[GIVEN REQUEST] Your task is to print exactly the lines from the line that contains "Reproduce this chart with Altair." through the line that contains "Sans Narrow, Roboto", with pictures left out.

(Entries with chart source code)
• • •
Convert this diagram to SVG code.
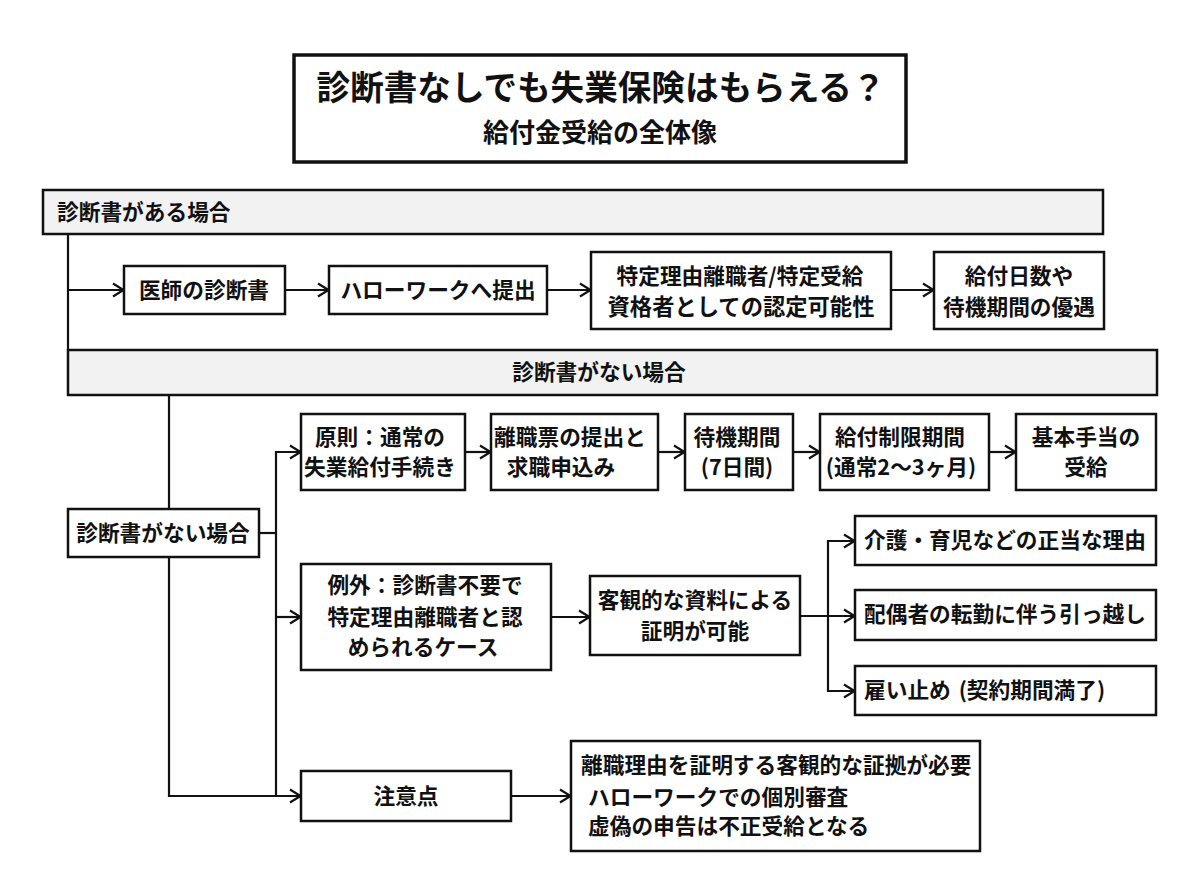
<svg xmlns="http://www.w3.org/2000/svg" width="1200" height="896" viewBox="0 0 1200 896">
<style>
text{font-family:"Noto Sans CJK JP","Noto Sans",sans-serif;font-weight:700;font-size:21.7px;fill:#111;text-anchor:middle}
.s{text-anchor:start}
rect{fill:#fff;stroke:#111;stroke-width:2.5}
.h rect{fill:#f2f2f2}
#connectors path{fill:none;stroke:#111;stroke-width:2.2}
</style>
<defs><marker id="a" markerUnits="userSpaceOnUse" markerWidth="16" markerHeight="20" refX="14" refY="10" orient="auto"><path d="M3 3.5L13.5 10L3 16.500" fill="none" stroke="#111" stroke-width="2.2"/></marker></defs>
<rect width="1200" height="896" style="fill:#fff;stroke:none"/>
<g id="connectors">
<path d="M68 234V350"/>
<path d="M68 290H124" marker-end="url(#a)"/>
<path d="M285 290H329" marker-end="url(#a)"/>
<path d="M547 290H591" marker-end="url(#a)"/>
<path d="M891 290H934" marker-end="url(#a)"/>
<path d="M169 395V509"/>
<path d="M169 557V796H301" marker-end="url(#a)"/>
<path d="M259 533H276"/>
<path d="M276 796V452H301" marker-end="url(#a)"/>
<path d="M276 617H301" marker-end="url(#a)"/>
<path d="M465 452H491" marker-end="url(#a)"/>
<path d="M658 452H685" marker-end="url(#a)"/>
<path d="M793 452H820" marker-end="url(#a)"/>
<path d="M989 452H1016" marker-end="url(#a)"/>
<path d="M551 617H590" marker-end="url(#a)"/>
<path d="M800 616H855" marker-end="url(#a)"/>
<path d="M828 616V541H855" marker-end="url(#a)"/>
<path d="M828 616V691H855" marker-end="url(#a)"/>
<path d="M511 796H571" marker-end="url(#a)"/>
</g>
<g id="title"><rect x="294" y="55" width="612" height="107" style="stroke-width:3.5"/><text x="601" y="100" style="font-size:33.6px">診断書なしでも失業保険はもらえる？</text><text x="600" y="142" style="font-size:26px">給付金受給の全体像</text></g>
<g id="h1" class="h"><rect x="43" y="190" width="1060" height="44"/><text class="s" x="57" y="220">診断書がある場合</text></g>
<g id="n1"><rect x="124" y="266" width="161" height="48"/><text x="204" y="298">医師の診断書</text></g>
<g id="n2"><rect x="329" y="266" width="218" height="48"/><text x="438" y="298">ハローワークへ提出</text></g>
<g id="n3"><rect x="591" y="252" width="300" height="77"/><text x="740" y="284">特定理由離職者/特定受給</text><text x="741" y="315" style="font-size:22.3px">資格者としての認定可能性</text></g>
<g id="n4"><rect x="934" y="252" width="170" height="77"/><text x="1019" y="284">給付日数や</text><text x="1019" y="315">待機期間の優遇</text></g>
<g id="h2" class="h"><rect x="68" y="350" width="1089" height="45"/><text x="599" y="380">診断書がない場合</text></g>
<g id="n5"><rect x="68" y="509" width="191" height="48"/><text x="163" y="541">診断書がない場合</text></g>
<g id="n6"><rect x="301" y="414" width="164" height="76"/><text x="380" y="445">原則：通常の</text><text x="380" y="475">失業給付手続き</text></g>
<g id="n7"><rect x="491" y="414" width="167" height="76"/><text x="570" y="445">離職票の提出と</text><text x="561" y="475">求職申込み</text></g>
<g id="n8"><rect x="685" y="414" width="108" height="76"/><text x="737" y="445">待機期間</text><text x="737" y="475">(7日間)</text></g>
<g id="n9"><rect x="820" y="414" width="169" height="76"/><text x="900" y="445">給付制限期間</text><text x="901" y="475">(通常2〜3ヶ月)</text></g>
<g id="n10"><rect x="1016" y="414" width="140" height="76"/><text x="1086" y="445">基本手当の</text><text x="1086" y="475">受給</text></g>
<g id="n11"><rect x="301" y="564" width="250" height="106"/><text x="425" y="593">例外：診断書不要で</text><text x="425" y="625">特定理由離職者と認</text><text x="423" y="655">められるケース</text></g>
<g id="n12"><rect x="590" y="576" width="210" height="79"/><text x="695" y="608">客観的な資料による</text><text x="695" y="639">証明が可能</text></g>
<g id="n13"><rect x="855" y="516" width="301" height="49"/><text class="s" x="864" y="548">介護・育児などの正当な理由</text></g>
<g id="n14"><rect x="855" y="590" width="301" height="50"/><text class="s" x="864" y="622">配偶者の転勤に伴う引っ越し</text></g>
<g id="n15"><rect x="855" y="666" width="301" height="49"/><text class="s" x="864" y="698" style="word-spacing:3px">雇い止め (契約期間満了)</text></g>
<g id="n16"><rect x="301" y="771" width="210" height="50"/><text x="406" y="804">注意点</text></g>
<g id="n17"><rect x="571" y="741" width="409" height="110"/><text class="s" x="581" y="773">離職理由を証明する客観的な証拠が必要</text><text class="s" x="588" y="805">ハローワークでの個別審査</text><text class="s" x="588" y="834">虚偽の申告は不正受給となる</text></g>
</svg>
• • •
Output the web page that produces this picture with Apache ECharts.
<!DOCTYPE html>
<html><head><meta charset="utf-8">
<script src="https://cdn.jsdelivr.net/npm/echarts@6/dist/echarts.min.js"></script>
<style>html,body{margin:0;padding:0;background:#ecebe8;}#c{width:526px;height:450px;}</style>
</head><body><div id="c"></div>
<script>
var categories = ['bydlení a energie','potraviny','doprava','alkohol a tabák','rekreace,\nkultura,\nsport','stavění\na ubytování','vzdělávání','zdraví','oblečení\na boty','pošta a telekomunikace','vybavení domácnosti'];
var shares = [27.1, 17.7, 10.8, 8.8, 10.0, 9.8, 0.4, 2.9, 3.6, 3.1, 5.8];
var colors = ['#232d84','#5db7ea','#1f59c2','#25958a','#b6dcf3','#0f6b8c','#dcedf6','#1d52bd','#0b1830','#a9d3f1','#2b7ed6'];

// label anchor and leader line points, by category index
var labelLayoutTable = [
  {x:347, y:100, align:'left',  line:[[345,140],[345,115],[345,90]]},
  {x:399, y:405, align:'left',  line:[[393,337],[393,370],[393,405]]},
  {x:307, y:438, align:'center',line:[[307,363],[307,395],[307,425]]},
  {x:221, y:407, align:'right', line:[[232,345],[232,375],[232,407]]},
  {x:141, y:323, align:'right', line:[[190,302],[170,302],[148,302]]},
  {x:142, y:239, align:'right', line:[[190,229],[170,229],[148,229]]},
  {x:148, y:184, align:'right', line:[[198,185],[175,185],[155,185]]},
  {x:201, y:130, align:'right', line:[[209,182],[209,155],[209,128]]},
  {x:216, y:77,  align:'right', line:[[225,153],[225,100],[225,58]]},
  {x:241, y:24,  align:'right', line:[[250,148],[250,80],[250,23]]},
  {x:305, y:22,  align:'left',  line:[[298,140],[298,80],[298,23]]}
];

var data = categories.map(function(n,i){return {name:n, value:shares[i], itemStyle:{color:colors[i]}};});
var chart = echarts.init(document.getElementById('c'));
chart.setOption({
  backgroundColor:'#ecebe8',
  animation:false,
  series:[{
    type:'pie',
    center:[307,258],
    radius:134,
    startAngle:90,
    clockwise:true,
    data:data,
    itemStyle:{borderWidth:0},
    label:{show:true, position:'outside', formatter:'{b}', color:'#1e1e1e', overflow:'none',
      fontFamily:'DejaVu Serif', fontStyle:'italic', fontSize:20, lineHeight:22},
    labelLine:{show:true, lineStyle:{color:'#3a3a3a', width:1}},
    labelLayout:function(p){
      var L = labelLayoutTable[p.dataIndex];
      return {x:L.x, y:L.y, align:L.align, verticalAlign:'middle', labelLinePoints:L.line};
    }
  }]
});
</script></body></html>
• • •
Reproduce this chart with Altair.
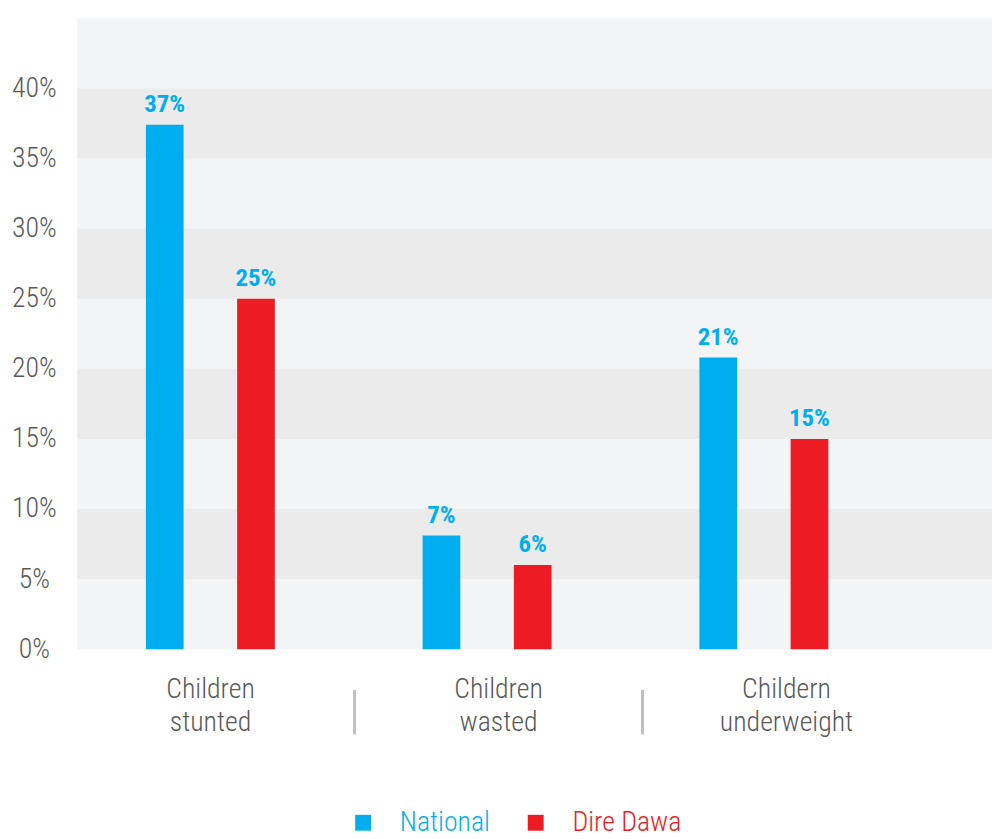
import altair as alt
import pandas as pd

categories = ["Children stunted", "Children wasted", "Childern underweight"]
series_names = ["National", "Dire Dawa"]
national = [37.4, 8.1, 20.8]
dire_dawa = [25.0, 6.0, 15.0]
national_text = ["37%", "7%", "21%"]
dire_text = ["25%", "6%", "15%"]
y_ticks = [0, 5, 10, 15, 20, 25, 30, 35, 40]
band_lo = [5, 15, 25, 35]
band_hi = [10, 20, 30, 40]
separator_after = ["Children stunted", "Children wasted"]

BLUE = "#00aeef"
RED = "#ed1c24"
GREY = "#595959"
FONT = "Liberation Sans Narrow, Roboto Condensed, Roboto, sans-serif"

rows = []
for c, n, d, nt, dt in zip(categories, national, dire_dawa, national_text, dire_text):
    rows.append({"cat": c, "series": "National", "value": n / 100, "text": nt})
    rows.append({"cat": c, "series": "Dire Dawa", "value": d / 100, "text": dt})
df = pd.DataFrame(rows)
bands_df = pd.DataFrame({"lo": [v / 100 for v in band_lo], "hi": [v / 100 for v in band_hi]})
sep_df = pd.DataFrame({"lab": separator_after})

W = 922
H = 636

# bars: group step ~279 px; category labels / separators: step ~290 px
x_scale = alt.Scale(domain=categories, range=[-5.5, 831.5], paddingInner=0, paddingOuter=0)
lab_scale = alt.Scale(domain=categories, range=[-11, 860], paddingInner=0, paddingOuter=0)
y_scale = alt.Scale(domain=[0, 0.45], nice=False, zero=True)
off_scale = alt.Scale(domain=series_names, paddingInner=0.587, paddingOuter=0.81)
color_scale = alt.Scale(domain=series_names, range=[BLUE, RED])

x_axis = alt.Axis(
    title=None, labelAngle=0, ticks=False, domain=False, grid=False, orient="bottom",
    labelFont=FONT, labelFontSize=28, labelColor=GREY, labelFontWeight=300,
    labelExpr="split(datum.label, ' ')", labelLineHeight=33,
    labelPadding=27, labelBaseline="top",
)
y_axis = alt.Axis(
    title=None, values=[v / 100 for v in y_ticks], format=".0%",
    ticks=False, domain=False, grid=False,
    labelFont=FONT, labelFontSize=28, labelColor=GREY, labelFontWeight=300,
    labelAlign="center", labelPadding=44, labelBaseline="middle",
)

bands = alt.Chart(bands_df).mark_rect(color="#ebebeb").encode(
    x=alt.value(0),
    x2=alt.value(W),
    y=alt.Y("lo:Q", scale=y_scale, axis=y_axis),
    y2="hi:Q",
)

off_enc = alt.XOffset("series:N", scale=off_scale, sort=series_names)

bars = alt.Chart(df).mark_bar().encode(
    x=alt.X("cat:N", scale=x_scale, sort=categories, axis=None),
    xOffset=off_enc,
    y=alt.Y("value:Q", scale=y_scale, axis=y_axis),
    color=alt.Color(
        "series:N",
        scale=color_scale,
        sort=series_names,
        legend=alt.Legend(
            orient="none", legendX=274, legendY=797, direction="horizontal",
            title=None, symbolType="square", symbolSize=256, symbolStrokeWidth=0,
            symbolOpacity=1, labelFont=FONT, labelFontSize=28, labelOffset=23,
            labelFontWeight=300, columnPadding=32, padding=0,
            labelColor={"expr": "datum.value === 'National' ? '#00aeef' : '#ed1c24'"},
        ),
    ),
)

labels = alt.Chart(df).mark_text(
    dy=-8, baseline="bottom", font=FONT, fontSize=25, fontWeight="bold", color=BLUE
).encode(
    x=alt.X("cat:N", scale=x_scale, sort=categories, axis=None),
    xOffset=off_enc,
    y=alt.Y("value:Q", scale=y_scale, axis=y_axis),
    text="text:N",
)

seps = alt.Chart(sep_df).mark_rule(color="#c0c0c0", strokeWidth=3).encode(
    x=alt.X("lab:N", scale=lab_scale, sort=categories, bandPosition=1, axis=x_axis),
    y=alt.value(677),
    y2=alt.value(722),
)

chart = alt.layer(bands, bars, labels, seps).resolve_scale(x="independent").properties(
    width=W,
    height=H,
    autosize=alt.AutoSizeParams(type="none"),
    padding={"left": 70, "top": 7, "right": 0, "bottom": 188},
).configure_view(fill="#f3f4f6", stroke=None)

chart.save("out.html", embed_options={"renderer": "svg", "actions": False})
• • •
[THE REPLY]
Reproduce this chart with Altair.
import altair as alt
import pandas as pd

categories = ["Children stunted", "Children wasted", "Childern underweight"]
series_names = ["National", "Dire Dawa"]
national = [37.4, 8.1, 20.8]
dire_dawa = [25.0, 6.0, 15.0]
national_text = ["37%", "7%", "21%"]
dire_text = ["25%", "6%", "15%"]
y_ticks = [0, 5, 10, 15, 20, 25, 30, 35, 40]
band_lo = [5, 15, 25, 35]
band_hi = [10, 20, 30, 40]
separator_after = ["Children stunted", "Children wasted"]

BLUE = "#00aeef"
RED = "#ed1c24"
GREY = "#595959"
FONT = "Liberation Sans Narrow, Roboto Condensed, Roboto, sans-serif"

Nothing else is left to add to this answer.